ED33D-0953
Exploring the Synoptic Differences Between MJO Initiation Events Identified by Multiple Algorithms

Wednesday, 16 December 2015
Poster Hall (Moscone South)
Rosa María Vargas Martes, University of Puerto Rico Mayaguez, Mayaguez, PR, United States; Significant Opportunities in Atmospheric Research and Science (SOARS), Boulder, CO, United States and Leslie M Hartten, Physical Sciences Division NOAA / Earth System Research Laboratory (ESRL), Boulder, CO, United States; Cooperative Institute for Research in Environmental Sciences (CIRES), University of Colorado, Boulder, CO, United States
Abstract:
The Madden-Julian Oscillation (MJO) is a tropical phenomenon that develops over the Indian Ocean.

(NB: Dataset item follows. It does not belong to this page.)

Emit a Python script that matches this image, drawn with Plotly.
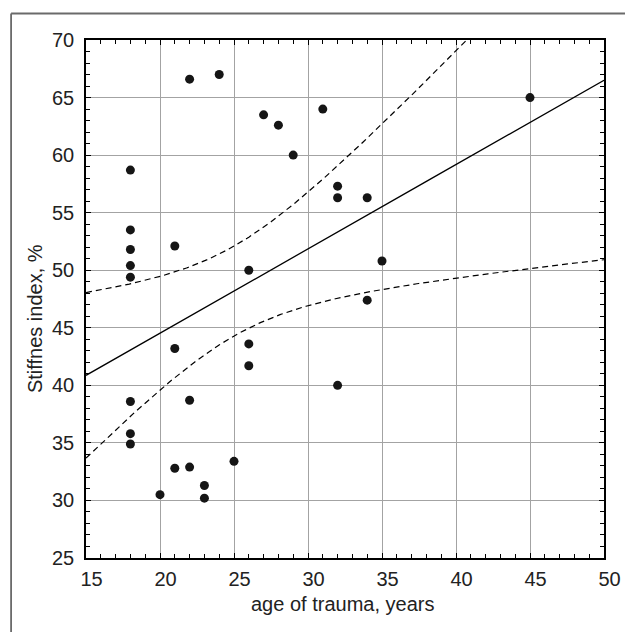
import numpy as np
import plotly.graph_objects as go

# Data
age_of_trauma = [18, 18, 18, 18, 18, 18, 18, 18,
                 20,
                 21, 21, 21,
                 22, 22, 22,
                 23, 23,
                 24, 25,
                 26, 26, 26,
                 27, 28, 29, 31,
                 32, 32, 32,
                 34, 34,
                 35, 45]
stiffness_index = [58.7, 53.5, 51.8, 50.4, 49.4, 38.6, 35.8, 34.9,
                   30.5,
                   52.1, 43.2, 32.8,
                   66.6, 38.7, 32.9,
                   31.3, 30.2,
                   67.0, 33.4,
                   50.0, 43.6, 41.7,
                   63.5, 62.6, 60.0, 64.0,
                   57.3, 56.3, 40.0,
                   56.3, 47.4,
                   50.8, 65.0]

x_ticks = [15, 20, 25, 30, 35, 40, 45, 50]
y_ticks = [25, 30, 35, 40, 45, 50, 55, 60, 65, 70]
x_title = "age of trauma, years"
y_title = "Stiffnes index, %"

# Linear regression with 95% confidence band of the mean
x = np.array(age_of_trauma, dtype=float)
y = np.array(stiffness_index, dtype=float)
n = len(x)
slope, intercept = np.polyfit(x, y, 1)
resid = y - (slope * x + intercept)
s = np.sqrt(np.sum(resid ** 2) / (n - 2))
sxx = np.sum((x - x.mean()) ** 2)
t_crit = 2.0395  # t(0.975, df=31)
xf = np.linspace(15, 50, 300)
yf = slope * xf + intercept
half = t_crit * s * np.sqrt(1.0 / n + (xf - x.mean()) ** 2 / sxx)

fig = go.Figure()
fig.add_trace(go.Scatter(x=xf, y=yf + half, mode="lines",
                         line=dict(color="black", width=1.2, dash="6px,4px"),
                         hoverinfo="skip", showlegend=False))
fig.add_trace(go.Scatter(x=xf, y=yf - half, mode="lines",
                         line=dict(color="black", width=1.2, dash="6px,4px"),
                         hoverinfo="skip", showlegend=False))
fig.add_trace(go.Scatter(x=xf, y=yf, mode="lines",
                         line=dict(color="black", width=1.3),
                         hoverinfo="skip", showlegend=False))
fig.add_trace(go.Scatter(x=age_of_trauma, y=stiffness_index, mode="markers",
                         marker=dict(color="#151515", size=9, symbol="circle"),
                         cliponaxis=False, showlegend=False))

font_family = "Liberation Sans, Arial, sans-serif"
OFF = 8  # page body margin
W, H = 633 - OFF, 632 - OFF
# target plot area in window pixels: left 86.5, right 615, top 40, bottom 558.5
ml, mr, mt, mb = 86 - OFF, 633 - 615, 40 - OFF, 632 - 558
pw, ph = W - ml - mr, H - mt - mb

def px_to_paper_x(px):
    return (px - OFF - ml) / pw

def px_to_paper_y(py):
    return (H - mb - (py - OFF)) / ph

axis_common = dict(
    showline=True, linecolor="black", linewidth=1.5, mirror="ticks",
    ticks="inside", ticklen=5, tickwidth=1, tickcolor="black",
    showgrid=True, gridcolor="#a3a3a3", gridwidth=1.2,
    zeroline=False,
    tickfont=dict(family=font_family, size=20, color="#222"),
    minor=dict(ticks="inside", ticklen=4, tickwidth=1, tickcolor="black",
               dtick=1, showgrid=False),
)

fig.update_xaxes(range=[15, 50], tickvals=x_ticks,
                 ticktext=["\u00a0\u00a0" + str(v) for v in x_ticks],
                 ticklabelstandoff=2, **axis_common)
fig.update_yaxes(range=[25, 70], tickvals=y_ticks, ticktext=[str(v) for v in y_ticks],
                 ticklabelstandoff=6, **axis_common)

fig.update_layout(
    width=W, height=H,
    margin=dict(l=ml, r=mr, t=mt, b=mb),
    paper_bgcolor="white", plot_bgcolor="white",
    showlegend=False,
    font=dict(family=font_family, color="#222"),
    shapes=[
        dict(type="line", xref="paper", yref="paper",
             x0=px_to_paper_x(9.5), x1=px_to_paper_x(700),
             y0=px_to_paper_y(13.5), y1=px_to_paper_y(13.5),
             line=dict(color="#6a6a6a", width=1.8)),
        dict(type="line", xref="paper", yref="paper",
             x0=px_to_paper_x(9.5), x1=px_to_paper_x(9.5),
             y0=px_to_paper_y(13.5), y1=px_to_paper_y(700),
             line=dict(color="#6a6a6a", width=1.8)),
    ],
    annotations=[
        dict(text=x_title, xref="paper", yref="paper",
             x=px_to_paper_x(348), y=px_to_paper_y(604),
             xanchor="center", yanchor="middle", showarrow=False,
             font=dict(family=font_family, size=20, color="#222")),
        dict(text=y_title, xref="paper", yref="paper",
             x=px_to_paper_x(34), y=px_to_paper_y(319),
             xanchor="center", yanchor="middle", showarrow=False, textangle=-90,
             font=dict(family=font_family, size=20, color="#222")),
    ],
)

fig.write_html("out.html")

This intraseasonal oscillation consists of an extensive area of convection, about 1000 km across, that releases latent heat in the mid-troposphere, and this heating forces planetary-scale waves to travel through the upper troposphere. These waves can affect weather and climate in the extratropical regions. Since our computational models do not simulate the MJO correctly, international efforts are underway to improve our understanding of the processes involved, especially during the MJO’s early stages. This study examines and compares MJO initiation events and types (primary, intensifying, non-MJO) identified by researchers using four methods during 1998–2009 boreal winters. Two methods focused on the precipitation aspect of the oscillation, and the others focused on circulation. Five variables were selected for analysis: temperature at 400 hPa, outgoing long-wave radiation (OLR), sea level pressure (SLP), and zonal winds at 200 and 850 hPa. Twelve MJO events were selected, and four were analyzed. The five variables’ contributions to each event were mapped using the MJO-like mode recently identified by other scientists from unfiltered five-day mean gridded data. These visualizations show consistent behaviors in OLR, temperature, and SLP. Positive OLR anomalies occurred in the Indian Ocean before MJO convection began, supporting another research group’s idea of an MJO “dry dynamic mode.” The MJO-like mode also depicts some previously observed behavior in MJO precursor variables. The results also serve to validate the MJO-like mode and demonstrate that it identifies both MJO and non-MJO convection.